→ WHAT IS REQUIRED: Your task is to give the number of lines in the listing that include "with", and nothing else.

→ DATA FOR THIS EXERCISE:
===

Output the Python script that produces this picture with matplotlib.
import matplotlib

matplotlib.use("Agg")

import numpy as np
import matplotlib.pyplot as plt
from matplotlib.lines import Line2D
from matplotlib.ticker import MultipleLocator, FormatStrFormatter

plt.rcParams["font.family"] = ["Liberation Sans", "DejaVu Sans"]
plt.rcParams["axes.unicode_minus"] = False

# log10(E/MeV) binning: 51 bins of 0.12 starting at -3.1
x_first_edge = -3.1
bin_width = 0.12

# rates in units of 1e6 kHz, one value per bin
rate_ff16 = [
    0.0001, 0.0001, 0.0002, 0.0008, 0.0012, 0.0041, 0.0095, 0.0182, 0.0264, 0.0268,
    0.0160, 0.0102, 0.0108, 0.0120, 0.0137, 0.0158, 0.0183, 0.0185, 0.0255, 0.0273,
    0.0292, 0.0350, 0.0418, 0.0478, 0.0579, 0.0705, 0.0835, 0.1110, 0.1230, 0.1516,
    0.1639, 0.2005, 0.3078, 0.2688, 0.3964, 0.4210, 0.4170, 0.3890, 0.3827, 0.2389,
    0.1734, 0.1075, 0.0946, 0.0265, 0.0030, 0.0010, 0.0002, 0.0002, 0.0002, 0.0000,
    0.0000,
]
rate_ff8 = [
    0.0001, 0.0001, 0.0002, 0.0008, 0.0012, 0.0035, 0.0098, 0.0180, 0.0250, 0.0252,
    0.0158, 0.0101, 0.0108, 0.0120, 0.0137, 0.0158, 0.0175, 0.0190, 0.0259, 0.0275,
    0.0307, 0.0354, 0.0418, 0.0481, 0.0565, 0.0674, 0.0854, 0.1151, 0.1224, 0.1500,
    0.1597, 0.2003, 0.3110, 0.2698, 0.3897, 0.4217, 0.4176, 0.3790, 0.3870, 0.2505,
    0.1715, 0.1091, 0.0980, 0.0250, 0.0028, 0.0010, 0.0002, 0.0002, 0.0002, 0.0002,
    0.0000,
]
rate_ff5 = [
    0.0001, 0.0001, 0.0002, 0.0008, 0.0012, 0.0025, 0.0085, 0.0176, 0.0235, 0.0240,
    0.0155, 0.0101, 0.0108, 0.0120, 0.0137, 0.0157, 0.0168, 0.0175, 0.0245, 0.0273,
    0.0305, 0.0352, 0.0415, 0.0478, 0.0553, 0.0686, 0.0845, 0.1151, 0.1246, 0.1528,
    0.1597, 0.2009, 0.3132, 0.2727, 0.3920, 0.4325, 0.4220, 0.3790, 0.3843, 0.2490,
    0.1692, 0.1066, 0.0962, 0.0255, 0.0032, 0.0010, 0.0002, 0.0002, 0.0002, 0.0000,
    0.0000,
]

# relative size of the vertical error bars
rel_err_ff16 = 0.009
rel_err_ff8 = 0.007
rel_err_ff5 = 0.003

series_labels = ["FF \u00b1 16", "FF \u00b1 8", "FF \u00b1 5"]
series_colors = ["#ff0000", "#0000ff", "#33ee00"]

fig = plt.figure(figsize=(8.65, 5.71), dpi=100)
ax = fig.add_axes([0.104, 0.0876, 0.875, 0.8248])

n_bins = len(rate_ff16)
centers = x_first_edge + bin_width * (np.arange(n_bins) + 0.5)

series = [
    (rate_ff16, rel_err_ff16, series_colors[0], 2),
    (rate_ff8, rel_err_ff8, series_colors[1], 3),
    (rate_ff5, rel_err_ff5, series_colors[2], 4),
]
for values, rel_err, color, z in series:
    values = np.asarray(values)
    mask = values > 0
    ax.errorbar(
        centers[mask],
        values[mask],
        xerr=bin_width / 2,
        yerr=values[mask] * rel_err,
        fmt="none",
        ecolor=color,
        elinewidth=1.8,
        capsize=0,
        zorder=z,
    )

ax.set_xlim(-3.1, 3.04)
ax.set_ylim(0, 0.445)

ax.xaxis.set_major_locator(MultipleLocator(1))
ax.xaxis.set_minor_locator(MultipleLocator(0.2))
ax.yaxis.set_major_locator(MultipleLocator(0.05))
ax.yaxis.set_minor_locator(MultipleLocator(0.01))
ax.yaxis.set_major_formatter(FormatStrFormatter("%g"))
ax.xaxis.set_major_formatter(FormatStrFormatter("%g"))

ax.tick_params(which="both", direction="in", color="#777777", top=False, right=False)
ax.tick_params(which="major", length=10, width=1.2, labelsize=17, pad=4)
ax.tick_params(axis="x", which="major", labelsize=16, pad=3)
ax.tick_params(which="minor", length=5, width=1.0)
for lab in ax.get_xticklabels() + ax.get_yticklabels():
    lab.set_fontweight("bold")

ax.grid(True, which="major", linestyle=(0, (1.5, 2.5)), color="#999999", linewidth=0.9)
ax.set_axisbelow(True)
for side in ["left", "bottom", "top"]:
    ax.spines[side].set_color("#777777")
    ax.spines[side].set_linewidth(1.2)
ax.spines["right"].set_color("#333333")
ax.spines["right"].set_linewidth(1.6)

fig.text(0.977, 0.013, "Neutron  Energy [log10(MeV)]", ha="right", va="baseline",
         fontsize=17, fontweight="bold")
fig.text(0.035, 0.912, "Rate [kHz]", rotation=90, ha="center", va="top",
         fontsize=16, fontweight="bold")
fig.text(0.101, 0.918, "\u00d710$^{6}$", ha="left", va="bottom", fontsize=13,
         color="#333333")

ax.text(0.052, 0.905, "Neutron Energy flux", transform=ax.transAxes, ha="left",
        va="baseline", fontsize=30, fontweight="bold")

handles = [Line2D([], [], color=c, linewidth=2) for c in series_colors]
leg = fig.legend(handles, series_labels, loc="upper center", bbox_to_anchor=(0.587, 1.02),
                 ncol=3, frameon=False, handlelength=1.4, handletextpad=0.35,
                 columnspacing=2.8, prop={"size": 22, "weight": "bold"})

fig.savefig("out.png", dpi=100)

===

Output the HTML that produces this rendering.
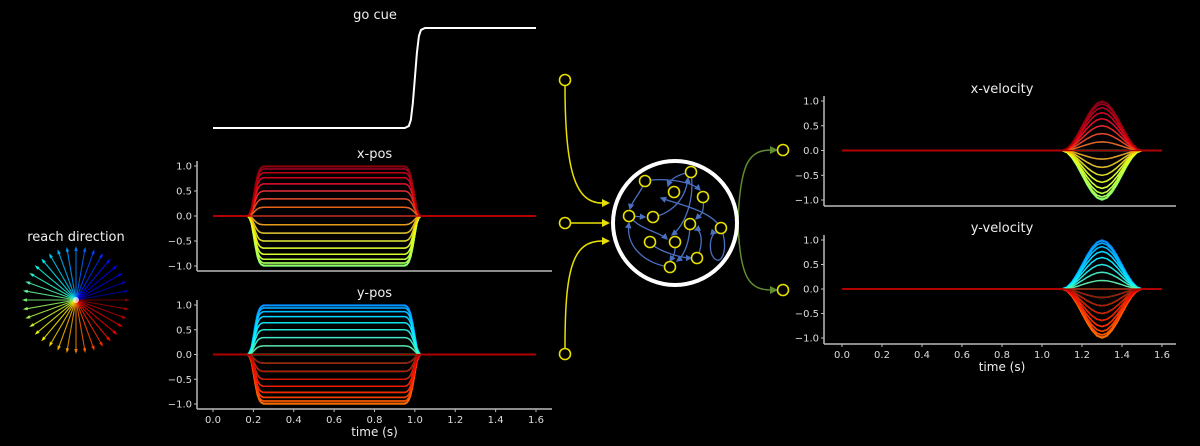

===

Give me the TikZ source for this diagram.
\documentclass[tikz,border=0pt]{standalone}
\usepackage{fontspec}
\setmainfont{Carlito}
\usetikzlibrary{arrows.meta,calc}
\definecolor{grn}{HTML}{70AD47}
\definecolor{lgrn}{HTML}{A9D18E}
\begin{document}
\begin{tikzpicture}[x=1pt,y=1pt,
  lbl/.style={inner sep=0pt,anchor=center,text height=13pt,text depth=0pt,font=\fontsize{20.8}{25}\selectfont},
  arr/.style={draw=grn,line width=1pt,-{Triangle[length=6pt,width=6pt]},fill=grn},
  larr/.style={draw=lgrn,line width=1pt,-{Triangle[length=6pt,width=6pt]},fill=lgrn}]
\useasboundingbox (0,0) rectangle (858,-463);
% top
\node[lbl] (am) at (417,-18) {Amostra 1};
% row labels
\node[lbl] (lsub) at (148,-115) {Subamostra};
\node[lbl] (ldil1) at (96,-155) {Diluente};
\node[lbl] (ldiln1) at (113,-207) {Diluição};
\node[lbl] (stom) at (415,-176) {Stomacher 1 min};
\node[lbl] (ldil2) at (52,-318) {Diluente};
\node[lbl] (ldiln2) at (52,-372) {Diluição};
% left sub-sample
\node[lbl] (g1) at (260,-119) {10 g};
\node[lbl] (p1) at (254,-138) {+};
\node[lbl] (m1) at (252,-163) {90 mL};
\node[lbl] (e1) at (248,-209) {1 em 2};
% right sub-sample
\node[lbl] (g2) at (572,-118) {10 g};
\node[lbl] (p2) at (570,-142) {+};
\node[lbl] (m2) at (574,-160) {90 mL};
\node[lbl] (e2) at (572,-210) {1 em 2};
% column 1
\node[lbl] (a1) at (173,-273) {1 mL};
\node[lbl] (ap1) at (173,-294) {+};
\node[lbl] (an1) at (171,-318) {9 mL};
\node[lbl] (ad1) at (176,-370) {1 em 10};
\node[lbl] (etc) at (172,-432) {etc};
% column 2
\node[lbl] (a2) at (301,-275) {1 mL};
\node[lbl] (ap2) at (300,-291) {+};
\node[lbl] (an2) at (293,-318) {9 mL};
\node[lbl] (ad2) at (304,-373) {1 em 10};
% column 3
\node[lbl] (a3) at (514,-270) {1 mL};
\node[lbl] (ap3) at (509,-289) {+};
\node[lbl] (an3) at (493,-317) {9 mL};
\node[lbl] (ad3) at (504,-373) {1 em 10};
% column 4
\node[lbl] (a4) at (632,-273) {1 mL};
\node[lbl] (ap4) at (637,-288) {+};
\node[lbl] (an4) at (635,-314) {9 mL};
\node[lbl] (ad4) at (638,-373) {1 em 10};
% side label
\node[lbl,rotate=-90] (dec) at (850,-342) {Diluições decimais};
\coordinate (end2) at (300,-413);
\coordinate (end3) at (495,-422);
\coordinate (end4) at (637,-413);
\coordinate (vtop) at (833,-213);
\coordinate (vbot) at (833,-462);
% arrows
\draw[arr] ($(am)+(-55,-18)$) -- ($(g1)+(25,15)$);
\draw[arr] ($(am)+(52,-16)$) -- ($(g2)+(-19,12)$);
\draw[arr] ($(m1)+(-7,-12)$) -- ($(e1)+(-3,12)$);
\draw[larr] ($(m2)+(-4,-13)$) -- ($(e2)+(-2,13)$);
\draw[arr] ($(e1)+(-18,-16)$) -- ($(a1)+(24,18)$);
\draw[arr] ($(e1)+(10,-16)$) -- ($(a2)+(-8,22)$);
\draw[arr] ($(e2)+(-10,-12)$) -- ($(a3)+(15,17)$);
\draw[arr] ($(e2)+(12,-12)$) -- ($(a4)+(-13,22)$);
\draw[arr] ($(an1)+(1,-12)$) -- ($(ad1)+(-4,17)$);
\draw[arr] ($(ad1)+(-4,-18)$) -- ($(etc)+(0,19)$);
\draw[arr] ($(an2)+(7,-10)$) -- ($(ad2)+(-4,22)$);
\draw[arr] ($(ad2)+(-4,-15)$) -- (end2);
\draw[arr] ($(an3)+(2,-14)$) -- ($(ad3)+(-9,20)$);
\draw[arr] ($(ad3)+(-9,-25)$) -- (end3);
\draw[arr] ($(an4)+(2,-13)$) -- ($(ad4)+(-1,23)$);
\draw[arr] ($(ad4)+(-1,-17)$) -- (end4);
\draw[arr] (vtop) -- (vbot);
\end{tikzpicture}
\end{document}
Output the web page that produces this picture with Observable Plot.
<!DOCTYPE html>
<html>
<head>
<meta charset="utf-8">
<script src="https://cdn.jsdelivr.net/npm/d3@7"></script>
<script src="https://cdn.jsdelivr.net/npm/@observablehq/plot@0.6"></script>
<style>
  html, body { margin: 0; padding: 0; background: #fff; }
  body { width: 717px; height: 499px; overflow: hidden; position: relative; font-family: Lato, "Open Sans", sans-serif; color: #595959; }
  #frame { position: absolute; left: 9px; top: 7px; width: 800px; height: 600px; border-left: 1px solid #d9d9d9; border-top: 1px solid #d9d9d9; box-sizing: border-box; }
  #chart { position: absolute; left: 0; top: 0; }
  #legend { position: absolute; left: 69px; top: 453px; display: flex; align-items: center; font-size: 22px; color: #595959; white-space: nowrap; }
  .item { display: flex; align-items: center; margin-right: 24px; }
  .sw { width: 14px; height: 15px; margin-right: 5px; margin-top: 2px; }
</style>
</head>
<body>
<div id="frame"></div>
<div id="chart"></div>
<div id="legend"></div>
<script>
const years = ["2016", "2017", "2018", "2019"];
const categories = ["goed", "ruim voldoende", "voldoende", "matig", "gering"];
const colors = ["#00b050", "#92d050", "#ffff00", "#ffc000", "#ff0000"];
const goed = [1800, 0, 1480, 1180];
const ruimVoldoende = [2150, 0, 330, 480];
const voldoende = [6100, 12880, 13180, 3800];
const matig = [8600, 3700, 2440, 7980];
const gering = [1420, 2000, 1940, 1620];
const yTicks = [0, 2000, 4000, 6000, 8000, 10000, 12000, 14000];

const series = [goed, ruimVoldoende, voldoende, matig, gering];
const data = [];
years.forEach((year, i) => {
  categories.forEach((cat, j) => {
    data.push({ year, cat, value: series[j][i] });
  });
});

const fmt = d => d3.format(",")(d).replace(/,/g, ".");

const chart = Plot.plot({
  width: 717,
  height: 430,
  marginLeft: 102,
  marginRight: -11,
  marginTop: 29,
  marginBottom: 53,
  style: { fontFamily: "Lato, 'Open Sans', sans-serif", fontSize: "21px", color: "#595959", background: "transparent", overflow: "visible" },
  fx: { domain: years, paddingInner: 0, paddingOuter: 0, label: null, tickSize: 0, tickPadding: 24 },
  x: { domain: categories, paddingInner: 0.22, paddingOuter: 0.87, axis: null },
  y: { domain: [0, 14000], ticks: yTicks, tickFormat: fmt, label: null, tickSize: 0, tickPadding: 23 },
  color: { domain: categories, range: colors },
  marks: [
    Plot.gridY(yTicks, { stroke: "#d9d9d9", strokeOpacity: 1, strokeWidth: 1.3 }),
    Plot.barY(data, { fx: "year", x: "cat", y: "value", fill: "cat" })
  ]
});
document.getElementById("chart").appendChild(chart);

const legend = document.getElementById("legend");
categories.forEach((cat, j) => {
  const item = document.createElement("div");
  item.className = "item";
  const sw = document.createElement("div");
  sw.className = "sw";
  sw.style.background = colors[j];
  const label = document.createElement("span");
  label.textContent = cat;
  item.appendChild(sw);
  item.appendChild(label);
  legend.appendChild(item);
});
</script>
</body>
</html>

===

→ PROBLEM SOLUTION: 2